Areal Königsberger Straße 100 Eine neue Bleibe für junge Künstler
Ateliers in der Stadt sind Mangelware. Nun entsteht auf einem ehemaligen Industriegelände in Lierenfeld ein neues Domizil für 19 Künstler. Gelungen ist das Projekt vor allem durch privates Engagement und Unterstützung der Bezirksvertretung.
Berlin ist nicht nur die Hauptstadt, sondern auch das kreative Epizentrum der Bundesrepublik. Rund 8.000 hauptberuflich bildende Künstler lebten 2018 nach Angaben der Künstlersozialkasse in der Bundehauptstadt. Inzwischen dürften es weit mehr sein. Die Künstler kommen teilweise aus dem Ausland, weil ihre Freunde schon dort sind. Gegen diesen internationalen Ansturm berühmter Namen hat es Düsseldorf schwer mitzuhalten, zumal Ateliers Mangelware sind. Jetzt gelang es einem Freundeskreis von Künstlern, an der Königsberger Straße 100 vor Anker zu gehen. Und die Stadt unterstützte das Projekt mit 52.000 Euro.
Das Areal in Lierenfeld gehört der Firma Dibag Industriebau in München, sie übernahm das Düsseldorfer Areal der einst berühmten Waggonfabrik Duewag. Einige Gebäude stehen unter Denkmalschutz, andere werden gerade abgerissen. Im hinteren Teil logieren seit 2007 vier Künstler, die sich wunderten, wieso die eine Hälfte der Geschossfläche zwar noch einen alten Kessel beherbergte, ansonsten aber leer stand. Diese Viererbande, darunter die Biennale-Teilnehmerin Paloma Varga Weisz und der Fotograf Stefan Hostettler, der sowieso wegen des deutschen Fotoinstituts den soeben pensionierten Kulturdezernenten Hans-Georg Lohe kontaktierte, brachte den Stein ins Rollen.

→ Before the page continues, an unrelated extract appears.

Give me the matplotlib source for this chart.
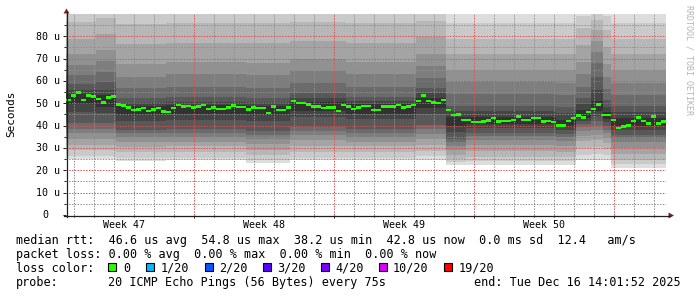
import matplotlib
matplotlib.use("Agg")
import matplotlib.pyplot as plt
import matplotlib.dates as mdates
import matplotlib.transforms as mtransforms
from matplotlib.patches import Rectangle, Polygon
from matplotlib.lines import Line2D
from matplotlib.ticker import MultipleLocator
import numpy as np
import pandas as pd

# ---------------------------------------------------------------- data
start_time = "2025-11-16 14:01:52"
end_time = "2025-12-16 14:01:52"
step_hours = 6

# median rtt in microseconds, one value per 6 hour step
median_us = [
    51.5, 53.4, 54.7, 51.5, 53.4, 53.0, 51.9, 50.4, 52.5, 53.0,
    49.5, 49.0, 48.0, 47.0, 47.2, 47.8, 46.5, 47.2, 47.9, 46.3,
    46.1, 47.8, 49.2, 48.5, 48.8, 48.0, 48.5, 49.2, 47.4, 48.0,
    47.4, 47.4, 48.0, 49.0, 48.3, 48.3, 47.2, 48.0, 47.8, 47.8,
    45.5, 48.5, 47.0, 47.0, 48.0, 51.0, 50.0, 50.0, 49.5, 48.5,
    48.5, 47.8, 48.0, 48.0, 46.5, 49.2, 48.5, 47.4, 48.0, 48.8,
    48.8, 47.0, 47.0, 48.5, 48.5, 48.5, 49.2, 48.0, 48.5, 49.2,
    51.0, 53.4, 51.0, 50.4, 50.0, 51.5, 47.0, 44.8, 45.0, 42.5,
    42.5, 41.5, 41.5, 41.8, 42.3, 43.3, 41.8, 42.1, 42.1, 42.5,
    44.0, 42.5, 42.5, 43.3, 43.3, 41.8, 42.1, 41.5, 40.0, 40.0,
    42.0, 43.3, 44.5, 43.5, 46.0, 47.5, 49.5, 44.8, 44.8, 42.5,
    39.0, 39.5, 40.0, 42.0, 43.5, 42.0, 41.0, 44.0, 41.0, 41.8,
]

# smoke: the 20 sorted ping times (microseconds) for each period
smoke_starts = [
    "2025-11-16 14:01:52", "2025-11-18 02:00:00", "2025-11-19 02:00:00",
    "2025-11-21 14:00:00", "2025-11-25 14:00:00", "2025-11-27 19:00:00",
    "2025-11-30 14:00:00", "2025-12-04 02:00:00", "2025-12-05 14:00:00",
    "2025-12-06 14:00:00",
    "2025-12-11 02:00:00", "2025-12-12 02:00:00", "2025-12-12 20:00:00",
    "2025-12-13 10:30:00", "2025-12-13 20:00:00",
]
smoke_pings = [
    [25.0, 26.5, 29.0, 31.5, 34.0, 36.5, 38.5, 41.0, 46.0, 49.5, 54.0, 56.0, 58.5, 62.5, 67.0, 72.0, 79.0, 86.5, 91.0, 100.0],
    [25.0, 26.5, 29.0, 31.5, 34.0, 36.5, 38.5, 41.0, 45.5, 48.5, 53.5, 56.0, 59.5, 64.0, 69.0, 74.0, 81.0, 88.0, 92.0, 100.0],
    [24.3, 25.5, 28.0, 30.4, 32.6, 34.8, 36.5, 38.2, 42.2, 44.8, 48.8, 50.3, 52.5, 57.0, 62.0, 67.5, 76.5, 85.5, 90.5, 100.0],
    [24.5, 25.7, 28.2, 30.7, 32.9, 35.1, 36.8, 38.4, 42.6, 45.2, 49.3, 50.8, 52.8, 57.5, 63.0, 68.5, 77.0, 86.0, 91.0, 100.0],
    [23.3, 24.6, 26.8, 29.3, 31.8, 34.0, 36.0, 37.8, 42.0, 44.8, 48.8, 50.3, 52.5, 57.0, 62.5, 68.0, 77.0, 86.0, 91.0, 100.0],
    [24.4, 25.7, 28.3, 31.0, 33.4, 35.7, 37.6, 39.4, 43.8, 46.6, 50.6, 52.2, 54.5, 59.0, 64.5, 70.0, 78.0, 86.5, 91.0, 100.0],
    [24.5, 25.7, 28.2, 30.7, 32.9, 35.1, 36.8, 38.5, 42.8, 45.4, 49.5, 51.0, 53.0, 57.5, 63.0, 68.5, 77.0, 86.0, 91.0, 100.0],
    [24.7, 26.2, 28.8, 31.5, 34.0, 36.4, 38.4, 40.4, 45.0, 48.0, 52.5, 54.5, 57.0, 61.5, 66.5, 72.0, 79.5, 87.0, 91.5, 100.0],
    [22.4, 23.8, 25.2, 27.0, 29.0, 31.0, 32.6, 34.0, 37.0, 39.8, 44.0, 46.5, 49.0, 54.0, 59.5, 65.0, 72.0, 79.0, 86.0, 96.0],
    [22.6, 24.2, 26.0, 28.5, 31.3, 33.5, 35.2, 36.7, 39.0, 40.8, 44.0, 46.5, 49.0, 54.0, 59.5, 65.0, 72.0, 79.0, 86.0, 96.0],
    [22.4, 24.0, 25.8, 28.2, 30.8, 33.0, 34.7, 36.2, 38.0, 39.5, 42.5, 45.5, 48.5, 53.5, 59.0, 65.0, 72.0, 79.0, 86.0, 96.0],
    [24.6, 27.0, 30.0, 33.0, 35.5, 37.5, 39.2, 40.6, 42.2, 43.6, 47.0, 49.5, 52.5, 57.5, 63.0, 68.5, 76.0, 83.5, 89.0, 97.0],
    [24.8, 27.5, 30.5, 33.5, 36.0, 38.0, 40.0, 42.0, 44.5, 46.5, 51.0, 56.0, 62.0, 68.0, 73.0, 78.0, 83.0, 87.5, 91.0, 100.0],
    [24.4, 26.8, 29.5, 32.3, 34.6, 36.5, 38.2, 39.8, 41.8, 43.0, 46.0, 48.5, 51.5, 56.5, 62.0, 67.5, 75.0, 83.0, 89.0, 97.0],
    [21.2, 22.8, 24.8, 27.4, 30.2, 32.5, 34.3, 35.9, 38.2, 40.0, 43.5, 46.0, 48.8, 53.8, 59.3, 65.0, 72.0, 79.0, 86.0, 96.0],
]

y_ticks_major = [10, 20, 30, 40, 50, 60, 70, 80]
y_tick_labels = ["10 u", "20 u", "30 u", "40 u", "50 u", "60 u", "70 u", "80 u"]
y_max = 89.8

loss_labels = ["0", "1/20", "2/20", "3/20", "4/20", "10/20", "19/20"]
loss_colors = ["#26ff00", "#00b8ff", "#0059ff", "#5e00ff", "#7e00ff", "#dd00ff", "#ff0000"]

rtt_avg, rtt_max, rtt_min, rtt_now, rtt_sd, rtt_ams = "46.6", "54.8", "38.2", "42.8", "0.0", "12.4"
loss_avg, loss_max, loss_min, loss_now = "0.00", "0.00", "0.00", "0.00"
probe_text = "20 ICMP Echo Pings (56 Bytes) every 75s"
end_text = "end: Tue Dec 16 14:01:52 2025"

# ---------------------------------------------------------------- figure
W, H = 697, 297
fig = plt.figure(figsize=(W / 100, H / 100), dpi=100, facecolor="white")
MONO = "DejaVu Sans Mono"

def fx(x):
    return x / W

def fy(y):
    return 1 - y / H

ax_left, ax_right, ax_top, ax_bottom = 66, 666, 14.4, 215
ax = fig.add_axes([fx(ax_left), fy(ax_bottom), (ax_right - ax_left) / W, (ax_bottom - ax_top) / H])
ax.set_facecolor("white")
for s in ax.spines.values():
    s.set_visible(False)

t0 = pd.Timestamp(start_time)
t1 = pd.Timestamp(end_time)
ax.set_xlim(mdates.date2num(t0), mdates.date2num(t1))
ax.set_ylim(0, y_max)

# smoke
seg_t = mdates.date2num(pd.to_datetime(smoke_starts + [end_time], format="%Y-%m-%d %H:%M:%S"))
P = np.array(smoke_pings)
n = P.shape[1]
half = n // 2
for k in range(half):
    shade = int(190 / half * (half - (k + 1))) + 50
    col = "#%02x%02x%02x" % (shade, shade, shade)
    lo = np.append(P[:, k], P[-1, k])
    hi = np.append(P[:, n - 1 - k], P[-1, n - 1 - k])
    ax.fill_between(seg_t, lo, hi, step="post", color=col, lw=0,
                    antialiased=False, zorder=1)

# median
med = np.array(median_us)
med_t = mdates.date2num(pd.date_range(t0, periods=len(med) + 1, freq=f"{step_hours}h"))
med_ext = np.append(med, med[-1])
ax.fill_between(med_t, med_ext - 0.5, med_ext + 0.6, step="post",
                color=loss_colors[0], lw=0, antialiased=False, zorder=5)

# grid
ax.xaxis.set_major_locator(mdates.WeekdayLocator(byweekday=mdates.SU))
ax.xaxis.set_minor_locator(mdates.DayLocator())
ax.yaxis.set_major_locator(MultipleLocator(10))
ax.yaxis.set_minor_locator(MultipleLocator(5))
ax.set_axisbelow(False)
ax.grid(which="major", color=(0.87, 0.31, 0.31, 0.50), linestyle=(0, (1.4, 1.4)), lw=0.72,
        zorder=3)
ax.grid(which="minor", color=(0.56, 0.56, 0.56, 0.55), linestyle=(0, (1.4, 1.4)), lw=0.72,
        zorder=3)
axis_col = (0.12, 0.12, 0.12)
ax.tick_params(which="major", direction="out", length=2.2, width=0.72, color=axis_col,
               labelbottom=False, labelleft=False)
ax.tick_params(which="minor", direction="out", length=1.5, width=0.72, color=axis_col)

# axis lines and arrows (figure pixel coordinates)
fig.add_artist(Line2D([fx(66.5), fx(66.5)], [fy(217), fy(12)], color=axis_col, lw=0.9))
fig.add_artist(Line2D([fx(64), fx(670)], [fy(215.5), fy(215.5)], color=axis_col, lw=0.9))
arrow_col = (0.5, 0.12, 0.12)
fig.add_artist(Polygon([[fx(63.5), fy(13.5)], [fx(69.5), fy(13.5)], [fx(66.5), fy(8.5)]],
                       closed=True, color=arrow_col, lw=0))
fig.add_artist(Polygon([[fx(668.5), fy(212.5)], [fx(668.5), fy(218.5)], [fx(674), fy(215.5)]],
                       closed=True, color=arrow_col, lw=0))

# y tick labels
ytr = ax.get_yaxis_transform()
lab_off = mtransforms.offset_copy(ytr, fig=fig, x=0, y=-3.3, units="dots")
for v, lab in zip(y_ticks_major, y_tick_labels):
    ax.text(-6 / 600, v, lab, transform=lab_off, ha="right", va="baseline",
            family=MONO, fontsize=7.2, color="black")
ax.text(-18 / 600, 0, "0", transform=lab_off, ha="right", va="baseline",
        family=MONO, fontsize=7.2, color="black")

# x labels: centred on each week
xtr = ax.get_xaxis_transform()
sundays = pd.date_range(t0.normalize() - pd.Timedelta(days=7), t1, freq="W-SUN")
for sd in sundays:
    mid = sd + pd.Timedelta(days=3.5)
    if t0 <= mid <= t1:
        ax.text(mdates.date2num(mid), -(228 - ax_bottom) / (ax_bottom - ax_top),
                "Week %d" % mid.isocalendar()[1], transform=xtr, ha="center",
                va="baseline", family=MONO, fontsize=7.2, color="black", clip_on=False)

# y unit label
fig.text(fx(11), fy(114), "Seconds", rotation=90, ha="center", va="center",
         family=MONO, fontsize=7.9, color="black")

# watermark
fig.text(fx(688.5), fy(5), "RRDTOOL / TOBI OETIKER", rotation=-90, ha="center", va="top",
         family=MONO, fontsize=6.0, color="#b4b4b4")

# legend
LF = 8.5
x0 = 16
row1 = ("median rtt:  %s us avg  %s us max  %s us min  %s us now  %s ms sd  %s   am/s"
        % (rtt_avg, rtt_max, rtt_min, rtt_now, rtt_sd, rtt_ams))
row2 = ("packet loss: %s %% avg  %s %% max  %s %% min  %s %% now"
        % (loss_avg, loss_max, loss_min, loss_now))
fig.text(fx(x0), fy(244), row1, ha="left", va="baseline", family=MONO, fontsize=LF)
fig.text(fx(x0), fy(258.2), row2, ha="left", va="baseline", family=MONO, fontsize=LF)
fig.text(fx(x0), fy(271.6), "loss color:", ha="left", va="baseline", family=MONO, fontsize=LF)
box_x = [108.3, 146.4, 204.5, 262.5, 320.5, 378.6, 444.2]
for bx, lab, c in zip(box_x, loss_labels, loss_colors):
    fig.add_artist(Rectangle((fx(bx), fy(271.3)), 8 / W, 8 / H, facecolor=c,
                             edgecolor="black", lw=0.8))
    fig.text(fx(bx + 14.5), fy(271.6), lab, ha="left", va="baseline", family=MONO, fontsize=LF)
fig.text(fx(x0), fy(286), "probe:", ha="left", va="baseline", family=MONO, fontsize=LF)
fig.text(fx(108), fy(286), probe_text, ha="left", va="baseline", family=MONO, fontsize=LF)
fig.text(fx(681), fy(286), end_text, ha="right", va="baseline", family=MONO, fontsize=LF)

fig.savefig("out.png", dpi=100, facecolor="white")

Lohe holte sich einen finanziellen Beistand bei der Bezirksvertretung 8. Die hielt im Frühjahr 2020 30.000 Euro aus dem bezirklichen Bauunterhaltungs-Etat für die Ateliers bereit. Lohe kratzte 22.000 Euro zusammen. Zwei Jahre dauerten die zähen Verhandlungen. Den Neuen in diesem Künstlerverein gelang es sogar, Mietverträge für immerhin 15 Jahre auszuhandeln. Nun endlich sind Böden und Decken perfekt, und 15 Neuankömmlinge krempeln ihre Ärmel hoch. Unter ihnen befindet sich das Duo Hedda Schattanik & Roman Szczesny, welches den Förderpreis der Stadt Düsseldorf, ein Stipendium über Julia Stoschek und unzählige weitere Medienpreise, Stipendien und Ausstellungen erhalten hat. Der japanische Doig-Schüler Satoshi Kojima, ein genialer Maler, hatte nach seiner Kündigung des Ateliers an der Mintropstraße schon die Koffer gepackt, um nach Berlin zu ziehen. Sein Landsmann Ryo Kinoshita, Meisterschüler von Tomma Abts, der erst jüngst in Amsterdam ausstellte, versetzt die Betrachter mit seiner Reliefmalerei in Erstaunen. Er war in der Flurstraße heimatlos geworden. Und nun kann sich Düsseldorf glücklich schätzen, dass er geblieben ist.
Künstler in Düsseldorf zu halten, ist eine wichtige Aufgabe. Rechnet man die ältere Generation hinzu, sind es sogar insgesamt 19 kreative Köpfe. Der Bildhauer Alexander Föllenz, Meisterschüler von Andreas Gursky, übernahm den Vorsitz des Vereins, denn die Mieter verwalten sich selbst. Er ließ nicht locker, bis die insgesamt 1500 Quadratmeter Atelierfläche für Alt- und Neumieter unter Dach und Fach waren. Föllenz hat seine monumentale „Venus von Olympia", eine Kreuzung aus dem Kopf der Venus von Milo und dem Körper einer anatomisch überspitzten Bodybuilderin, im Keller verstaut. Im ersten Stockwerk steht sein 3D-Drucker, mit dem er etwa einem modernen Sebastian zu Leibe gerückt ist. Föllenz ist der einzige in der Runde, der sogar ein eigenes Büro hat, um sein Equipment und sein großes Archiv an Bildmaterial zu verstauen.
Der Vereinsvorsitzende Föllenz hat viel gelernt bei der Vermietung, und die Erfahrungen gibt er gern an junge Künstler weiter, die wie er nach einem Atelier suchen: „Wartet nicht, bis die Stadt eine Bleibe für Euch findet, denn dann könnt ihr lange warten. Geht selbst auf Suche. Wenn ihr alles perfekt bis auf das Geld für die Sanierung habt, denn geht zur Stadt und zu den Bezirksvertretungen und bittet um Hilfe."
In den kommenden Wochen wird Einweihung gefeiert. Dann werden all die Mitstreiter eingeladen, die beim Zustandekommen der Ateliers geholfen haben. Neben dem pensionierten Kulturdezernenten Hans-Georg Lohe hat auch seine Nachfolgerin Miriam Koch versprochen, vorbeizukommen.